To say that Chang takes traditional Chinese cultural norms and adds a twist would be a disservice to the nuances in her writing. Rather the Wang family’s Chinese heritage informs the story and enriches the characters, but she is never precious about it. Stereotypes are stereotypes (Charles: “The only thing with legs Chinese people don’t eat is table and chair”), but in some sense Chang just owns them and moves on. Take a discussion between Saina and Andrew as they try to understand their father’s thinking:
“Maybe he’s getting real Chinese in the face of adversity. I am the first-born son.”
“But not the firstborn.”
“XY trumps XX.” Saina laughed and he felt that old relief.
Or when Grace and Andrew can’t remember their Ama’s name.
Andrew turned to Grace. “What’s Ama’s name?”
“Isn’t it Ama?”
“No, that’s what she is, an ama. It’s like a nanny.”
“Yeah. You’ve basically been calling her ‘caretaker’ all your life.”
“Well, you have, too!”
Where the novel can get a bit clunky is in its heavy use of a pinyin (and Chang has chosen a pinyin that is not the standard romanization system used in Mainland China), which is often written in full sentences, without explanation, context or translation. An early example jolts the reader from what has been so far a fluent read:
[Barbra] knew about his prejudices and knew that they probably extended rather further than he let on — especially about the native Taiwanese, especially about her own parents — but those were easy to indulge. Money made everything easy to indulge.
“Wang tai-tai, kuai yi dian la! Ni je me hai mei you kai shi shou yi fu? Mei shi jien le!”
Ama shout-whispered as she appeared over Barbra’s shoulder in the mirror, a slash of coral lipstick under her beauty parlor perm.
“Yes, I know,” Barbra replied, staring back. “I’ll be ready in a moment.”
Or later, during the family road trip:
“I don’t know,” said Andrew, who never knew anything. “I guess not. But I really have to go, like right now.”
Barbra finally turned to Charles. “Wo qu. Ni ying gai pei Grace zai lu guan.“
Not what he was expecting, she thought triumphantly. He tried to look mischievous as he said, “Ke shi wo shi xiang wo men ke yi..”
Barbra shook her head, an emphatic no. As if she would even consider having sex with him at this moment.

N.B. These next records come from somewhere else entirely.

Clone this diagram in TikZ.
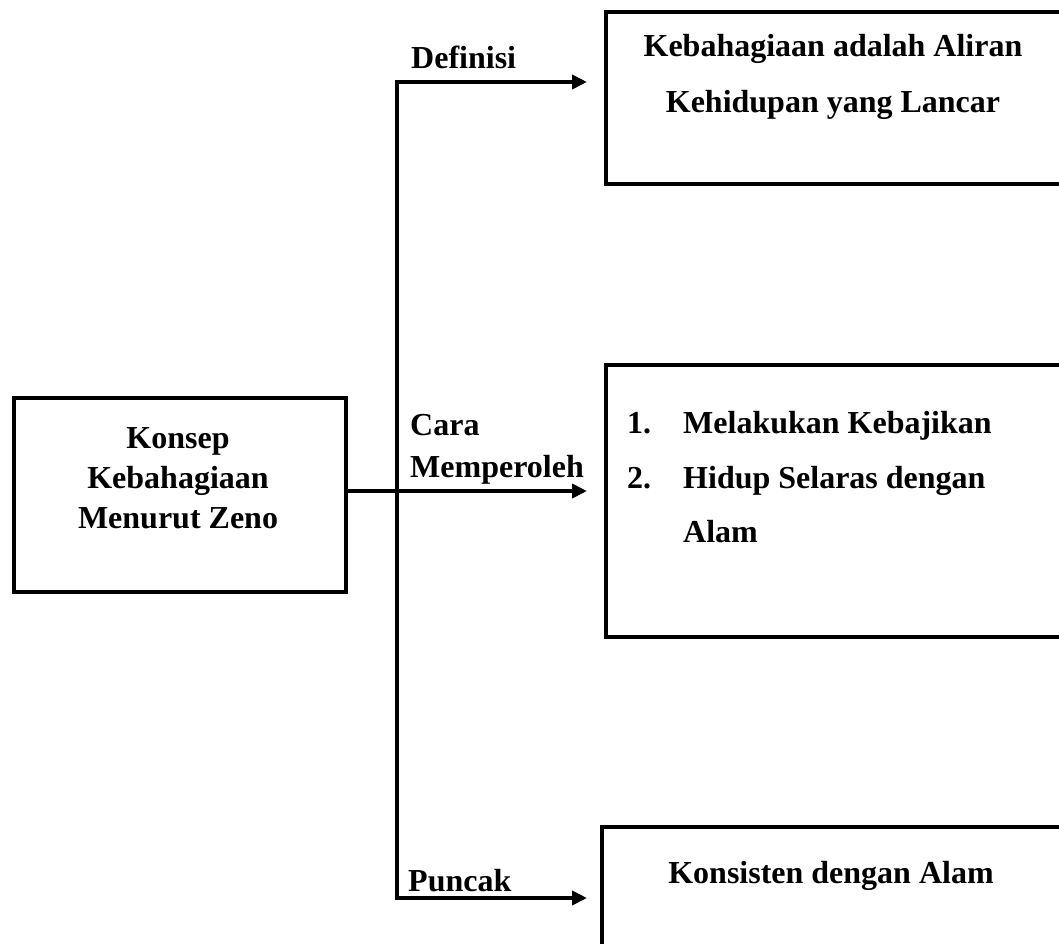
\documentclass[tikz,border=0pt]{standalone}
\usepackage{fontspec}
\setmainfont{Liberation Serif}
\usetikzlibrary{arrows.meta}
\begin{document}
\begin{tikzpicture}[x=1pt,y=-1pt,
  box/.style={draw, line width=4pt, inner sep=0pt, anchor=north west},
  txt/.style={font=\bfseries\fontsize{32}{40}\selectfont, inner sep=0pt},
  conn/.style={line width=4pt},
  arr/.style={conn, -{Triangle[length=15pt,width=14pt]}}]
\useasboundingbox (0,0) rectangle (1059,944);
\clip (0,0) rectangle (1059,944);
% boxes
\node[box, minimum width=332pt, minimum height=194pt] (root) at (12,396) {};
\node[box, minimum width=470pt, minimum height=172pt] (b1) at (604,10) {};
\node[box, minimum width=470pt, minimum height=272pt] (b2) at (604,363) {};
\node[box, minimum width=470pt, minimum height=200pt] (b3) at (600,825) {};
% root text
\node[txt, anchor=base] (r1) at (178,448) {Konsep};
\node[txt, anchor=base] (r2) at (178,488) {Kebahagiaan};
\node[txt, anchor=base] (r3) at (178,528) {Menurut Zeno};
% box 1 text
\node[txt, anchor=base] (a1) at (833,57) {Kebahagiaan adalah Aliran};
\node[txt, anchor=base] (a2) at (833,113) {Kehidupan yang Lancar};
% box 2 text
\node[txt, anchor=base west] (n1) at (627,433) {1.};
\node[txt, anchor=base west] (m1) at (683,433) {Melakukan Kebajikan};
\node[txt, anchor=base west] (n2) at (627,488) {2.};
\node[txt, anchor=base west] (m2) at (683,488) {Hidup Selaras dengan};
\node[txt, anchor=base west] (m3) at (683,542) {Alam};
% box 3 text
\node[txt, anchor=base] (c1) at (831,883) {Konsisten dengan Alam};
% labels
\node[txt, anchor=base west] (l1) at (411,69) {Definisi};
\node[txt, anchor=base west] (l2) at (410,435) {Cara};
\node[txt, anchor=base west] (l3) at (410,477) {Memperoleh};
\node[txt, anchor=base west] (l4) at (408,891) {Puncak};
% connectors
\coordinate (t1) at (397,82);
\coordinate (t2) at (397,491);
\coordinate (t3) at (397,898);
\coordinate (e1) at (587,82);
\coordinate (e2) at (587,491);
\coordinate (e3) at (587,898);
\draw[arr] (t2) -- (t1) -- (e1);
\draw[arr] (t2) -- (t3) -- (e3);
\draw[arr] (root.east |- e2) -- (e2);
\end{tikzpicture}
\end{document}
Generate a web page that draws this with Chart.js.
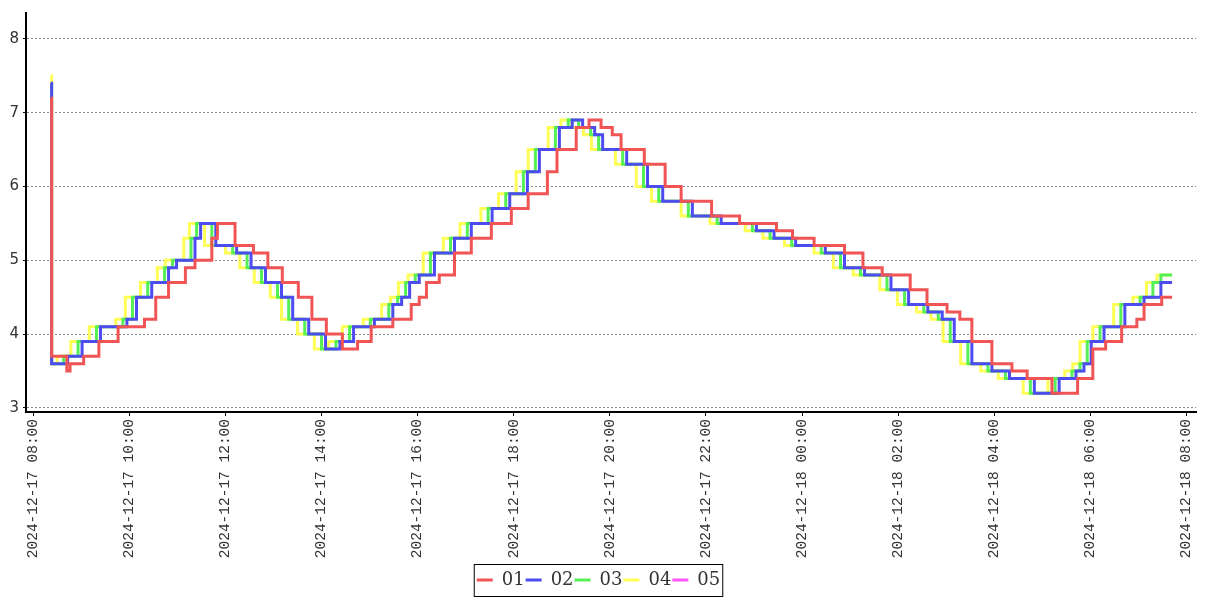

Readers might assume for the foregoing that “Wo qu. Ni ying gai pei Grace zai lu guan” translates to “Not what she was expecting”, but it doesn’t—the latter is Barbra’s internal thinking, while the former roughly translates to “I’ll go. You and Grace stay in the motel.”
While not on every page, these passages appear frequently enough—enough for non-Chinese readers to do a big hmmm and enough for average Chinese readers like myself to spend a not insignificant amount of time translating Chang’s pinyin into standardized pinyin to translate into English. Does this matter? Maybe not. While I was taken out of the story more than I wanted (or needed) to be, I still got the full meaning. Perhaps non-Chinese readers would irritated; perhaps they would just skip over the passages in full, none the richer or poorer for it.
Wangs vs. the World joins an increasing number of novels about the financial crisis. Chang’s take works and her bold style pairs nicely with her heartwarming tale.